AVAILABLE DATA
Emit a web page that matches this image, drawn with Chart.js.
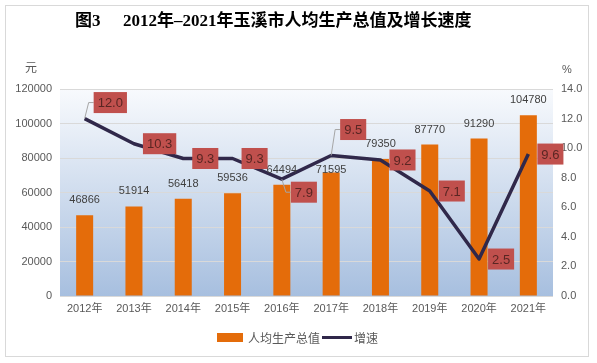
<!DOCTYPE html>
<html lang="zh-CN">
<head>
<meta charset="UTF-8">
<title>玉溪市人均生产总值及增长速度</title>
<script src="https://cdn.jsdelivr.net/npm/chart.js"></script>
<style>
  html, body { margin: 0; padding: 0; background: #fff; }
</style>
</head>
<body>
<canvas id="chart" width="597" height="363"></canvas>
<script>
  const years = ['2012年', '2013年', '2014年', '2015年', '2016年', '2017年', '2018年', '2019年', '2020年', '2021年'];
  const gdpPerCapita = [46866, 51914, 56418, 59536, 64494, 71595, 79350, 87770, 91290, 104780];
  const growthRate = [12.0, 10.3, 9.3, 9.3, 7.9, 9.5, 9.2, 7.1, 2.5, 9.6];
  const leftTicks = [0, 20000, 40000, 60000, 80000, 100000, 120000];
  const rightTicks = [0, 2, 4, 6, 8, 10, 12, 14];

  // label nudges (px, vertical) so labels dodge the line
  const rateLabelShift = [-16, 0, 0, 0, 13, -26, 0, 0, 0, 0];
  const barLabelShift = [0, 0, 0, 0, 0, 12, 0, 0, 0, 0];

  const ORANGE = '#E46C0A';
  const NAVY = '#30284A';
  const AXIS_TXT = '#595959';
  const FONT = '"Liberation Sans", "Noto Sans CJK SC", sans-serif';
  const CJK = '"Noto Sans CJK SC", sans-serif';

  const decor = {
    id: 'decor',
    beforeDraw(chart) {
      const { ctx, chartArea: a } = chart;
      ctx.save();
      ctx.fillStyle = '#fff';
      ctx.fillRect(0, 0, chart.width, chart.height);
      const g = ctx.createLinearGradient(0, a.top, 0, a.bottom);
      g.addColorStop(0, '#F8FAFD');
      g.addColorStop(1, '#A7BFDF');
      ctx.fillStyle = g;
      ctx.fillRect(a.left, a.top, a.right - a.left, a.bottom - a.top);
      ctx.restore();
    },
    afterDatasetsDraw(chart) {
      const { ctx } = chart;
      ctx.save();
      // bar value labels
      const bars = chart.getDatasetMeta(1).data;
      ctx.font = '11px ' + FONT;
      ctx.fillStyle = '#404040';
      ctx.textAlign = 'center';
      ctx.textBaseline = 'middle';
      bars.forEach((b, i) => ctx.fillText(String(gdpPerCapita[i]), b.x, b.y - 15 + barLabelShift[i]));

      // growth-rate labels
      const pts = chart.getDatasetMeta(0).data;
      ctx.font = '13px ' + FONT;
      pts.forEach((p, i) => {
        const txt = growthRate[i].toFixed(1);
        const w = ctx.measureText(txt).width + 8;
        const h = 21;
        const left = p.x + 9;
        const cy = p.y + rateLabelShift[i];
        if (rateLabelShift[i] !== 0) {
          ctx.strokeStyle = '#A6A6A6';
          ctx.lineWidth = 1;
          ctx.beginPath();
          ctx.moveTo(p.x, p.y);
          ctx.lineTo(p.x + 4, cy);
          ctx.lineTo(left, cy);
          ctx.stroke();
        }
        ctx.fillStyle = '#C0504D';
        ctx.fillRect(left, cy - h / 2, w, h);
        ctx.fillStyle = '#5A2623';
        ctx.textAlign = 'left';
        ctx.fillText(txt, left + 4, cy + 1);
      });
      ctx.restore();
    },
    afterDraw(chart) {
      const { ctx } = chart;
      ctx.save();
      // frame
      ctx.strokeStyle = '#D9D9D9';
      ctx.lineWidth = 1;
      ctx.strokeRect(5.5, 5.5, 583, 351);

      // title
      ctx.fillStyle = '#000';
      ctx.textBaseline = 'middle';
      ctx.textAlign = 'left';
      ctx.font = 'bold 17px "Liberation Serif", "Noto Sans CJK SC", serif';
      ctx.fillText('图3', 75, 22);
      ctx.fillText('2012年–2021年玉溪市人均生产总值及增长速度', 123, 22);

      // units
      ctx.fillStyle = AXIS_TXT;
      ctx.font = '12px ' + CJK;
      ctx.textAlign = 'center';
      ctx.fillText('元', 31, 67);
      ctx.font = '11px ' + FONT;
      ctx.fillText('%', 567, 70);

      // legend
      ctx.fillStyle = ORANGE;
      ctx.fillRect(217, 333, 26, 9);
      ctx.fillStyle = AXIS_TXT;
      ctx.font = '12px ' + CJK;
      ctx.textAlign = 'left';
      ctx.fillText('人均生产总值', 248, 338);
      ctx.strokeStyle = NAVY;
      ctx.lineWidth = 3;
      ctx.beginPath();
      ctx.moveTo(322, 337.5);
      ctx.lineTo(352, 337.5);
      ctx.stroke();
      ctx.fillText('增速', 354, 338);
      ctx.restore();
    }
  };

  new Chart(document.getElementById('chart'), {
    data: {
      labels: years,
      datasets: [
        {
          type: 'line',
          label: '增速',
          data: growthRate,
          yAxisID: 'y1',
          borderColor: NAVY,
          borderWidth: 3.5,
          borderJoinStyle: 'round',
          pointRadius: 0,
          tension: 0,
          order: 0
        },
        {
          type: 'bar',
          label: '人均生产总值',
          data: gdpPerCapita,
          yAxisID: 'y',
          backgroundColor: ORANGE,
          barPercentage: 0.345,
          categoryPercentage: 1,
          order: 1
        }
      ]
    },
    options: {
      responsive: false,
      animation: false,
      devicePixelRatio: 1,
      layout: { padding: { top: 89, bottom: 37, left: 0, right: 0 } },
      plugins: { legend: { display: false }, tooltip: { enabled: false } },
      scales: {
        x: {
          grid: { display: false, drawTicks: false },
          border: { display: false },
          ticks: { color: AXIS_TXT, font: { size: 11, family: FONT }, padding: 6, maxRotation: 0 },
          afterFit(s) { s.height = 30; }
        },
        y: {
          position: 'left',
          min: leftTicks[0],
          max: leftTicks[leftTicks.length - 1],
          afterBuildTicks(s) { s.ticks = leftTicks.map(v => ({ value: v })); },
          grid: { color: '#D9D9D9', drawTicks: false },
          border: { display: false },
          ticks: {
            color: AXIS_TXT, font: { size: 11, family: FONT }, padding: 8,
            callback: v => String(v)
          },
          afterFit(s) { s.width = 60; }
        },
        y1: {
          position: 'right',
          min: rightTicks[0],
          max: rightTicks[rightTicks.length - 1],
          afterBuildTicks(s) { s.ticks = rightTicks.map(v => ({ value: v })); },
          grid: { drawOnChartArea: false, drawTicks: false },
          border: { display: false },
          ticks: {
            color: AXIS_TXT, font: { size: 11, family: FONT }, padding: 8,
            callback: v => Number(v).toFixed(1)
          },
          afterFit(s) { s.width = 44; }
        }
      }
    },
    plugins: [decor]
  });
</script>
</body>
</html>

STATED EXERCISE
Give back every line exactly as it stands, pictures excluded.

OUTPUT FOR THIS EXERCISE
Emit a web page that matches this image, drawn with Chart.js.
<!DOCTYPE html>
<html lang="zh-CN">
<head>
<meta charset="UTF-8">
<title>玉溪市人均生产总值及增长速度</title>
<script src="https://cdn.jsdelivr.net/npm/chart.js"></script>
<style>
  html, body { margin: 0; padding: 0; background: #fff; }
</style>
</head>
<body>
<canvas id="chart" width="597" height="363"></canvas>
<script>
  const years = ['2012年', '2013年', '2014年', '2015年', '2016年', '2017年', '2018年', '2019年', '2020年', '2021年'];
  const gdpPerCapita = [46866, 51914, 56418, 59536, 64494, 71595, 79350, 87770, 91290, 104780];
  const growthRate = [12.0, 10.3, 9.3, 9.3, 7.9, 9.5, 9.2, 7.1, 2.5, 9.6];
  const leftTicks = [0, 20000, 40000, 60000, 80000, 100000, 120000];
  const rightTicks = [0, 2, 4, 6, 8, 10, 12, 14];

  // label nudges (px, vertical) so labels dodge the line
  const rateLabelShift = [-16, 0, 0, 0, 13, -26, 0, 0, 0, 0];
  const barLabelShift = [0, 0, 0, 0, 0, 12, 0, 0, 0, 0];

  const ORANGE = '#E46C0A';
  const NAVY = '#30284A';
  const AXIS_TXT = '#595959';
  const FONT = '"Liberation Sans", "Noto Sans CJK SC", sans-serif';
  const CJK = '"Noto Sans CJK SC", sans-serif';

  const decor = {
    id: 'decor',
    beforeDraw(chart) {
      const { ctx, chartArea: a } = chart;
      ctx.save();
      ctx.fillStyle = '#fff';
      ctx.fillRect(0, 0, chart.width, chart.height);
      const g = ctx.createLinearGradient(0, a.top, 0, a.bottom);
      g.addColorStop(0, '#F8FAFD');
      g.addColorStop(1, '#A7BFDF');
      ctx.fillStyle = g;
      ctx.fillRect(a.left, a.top, a.right - a.left, a.bottom - a.top);
      ctx.restore();
    },
    afterDatasetsDraw(chart) {
      const { ctx } = chart;
      ctx.save();
      // bar value labels
      const bars = chart.getDatasetMeta(1).data;
      ctx.font = '11px ' + FONT;
      ctx.fillStyle = '#404040';
      ctx.textAlign = 'center';
      ctx.textBaseline = 'middle';
      bars.forEach((b, i) => ctx.fillText(String(gdpPerCapita[i]), b.x, b.y - 15 + barLabelShift[i]));

      // growth-rate labels
      const pts = chart.getDatasetMeta(0).data;
      ctx.font = '13px ' + FONT;
      pts.forEach((p, i) => {
        const txt = growthRate[i].toFixed(1);
        const w = ctx.measureText(txt).width + 8;
        const h = 21;
        const left = p.x + 9;
        const cy = p.y + rateLabelShift[i];
        if (rateLabelShift[i] !== 0) {
          ctx.strokeStyle = '#A6A6A6';
          ctx.lineWidth = 1;
          ctx.beginPath();
          ctx.moveTo(p.x, p.y);
          ctx.lineTo(p.x + 4, cy);
          ctx.lineTo(left, cy);
          ctx.stroke();
        }
        ctx.fillStyle = '#C0504D';
        ctx.fillRect(left, cy - h / 2, w, h);
        ctx.fillStyle = '#5A2623';
        ctx.textAlign = 'left';
        ctx.fillText(txt, left + 4, cy + 1);
      });
      ctx.restore();
    },
    afterDraw(chart) {
      const { ctx } = chart;
      ctx.save();
      // frame
      ctx.strokeStyle = '#D9D9D9';
      ctx.lineWidth = 1;
      ctx.strokeRect(5.5, 5.5, 583, 351);

      // title
      ctx.fillStyle = '#000';
      ctx.textBaseline = 'middle';
      ctx.textAlign = 'left';
      ctx.font = 'bold 17px "Liberation Serif", "Noto Sans CJK SC", serif';
      ctx.fillText('图3', 75, 22);
      ctx.fillText('2012年–2021年玉溪市人均生产总值及增长速度', 123, 22);

      // units
      ctx.fillStyle = AXIS_TXT;
      ctx.font = '12px ' + CJK;
      ctx.textAlign = 'center';
      ctx.fillText('元', 31, 67);
      ctx.font = '11px ' + FONT;
      ctx.fillText('%', 567, 70);

      // legend
      ctx.fillStyle = ORANGE;
      ctx.fillRect(217, 333, 26, 9);
      ctx.fillStyle = AXIS_TXT;
      ctx.font = '12px ' + CJK;
      ctx.textAlign = 'left';
      ctx.fillText('人均生产总值', 248, 338);
      ctx.strokeStyle = NAVY;
      ctx.lineWidth = 3;
      ctx.beginPath();
      ctx.moveTo(322, 337.5);
      ctx.lineTo(352, 337.5);
      ctx.stroke();
      ctx.fillText('增速', 354, 338);
      ctx.restore();
    }
  };

  new Chart(document.getElementById('chart'), {
    data: {
      labels: years,
      datasets: [
        {
          type: 'line',
          label: '增速',
          data: growthRate,
          yAxisID: 'y1',
          borderColor: NAVY,
          borderWidth: 3.5,
          borderJoinStyle: 'round',
          pointRadius: 0,
          tension: 0,
          order: 0
        },
        {
          type: 'bar',
          label: '人均生产总值',
          data: gdpPerCapita,
          yAxisID: 'y',
          backgroundColor: ORANGE,
          barPercentage: 0.345,
          categoryPercentage: 1,
          order: 1
        }
      ]
    },
    options: {
      responsive: false,
      animation: false,
      devicePixelRatio: 1,
      layout: { padding: { top: 89, bottom: 37, left: 0, right: 0 } },
      plugins: { legend: { display: false }, tooltip: { enabled: false } },
      scales: {
        x: {
          grid: { display: false, drawTicks: false },
          border: { display: false },
          ticks: { color: AXIS_TXT, font: { size: 11, family: FONT }, padding: 6, maxRotation: 0 },
          afterFit(s) { s.height = 30; }
        },
        y: {
          position: 'left',
          min: leftTicks[0],
          max: leftTicks[leftTicks.length - 1],
          afterBuildTicks(s) { s.ticks = leftTicks.map(v => ({ value: v })); },
          grid: { color: '#D9D9D9', drawTicks: false },
          border: { display: false },
          ticks: {
            color: AXIS_TXT, font: { size: 11, family: FONT }, padding: 8,
            callback: v => String(v)
          },
          afterFit(s) { s.width = 60; }
        },
        y1: {
          position: 'right',
          min: rightTicks[0],
          max: rightTicks[rightTicks.length - 1],
          afterBuildTicks(s) { s.ticks = rightTicks.map(v => ({ value: v })); },
          grid: { drawOnChartArea: false, drawTicks: false },
          border: { display: false },
          ticks: {
            color: AXIS_TXT, font: { size: 11, family: FONT }, padding: 8,
            callback: v => Number(v).toFixed(1)
          },
          afterFit(s) { s.width = 44; }
        }
      }
    },
    plugins: [decor]
  });
</script>
</body>
</html>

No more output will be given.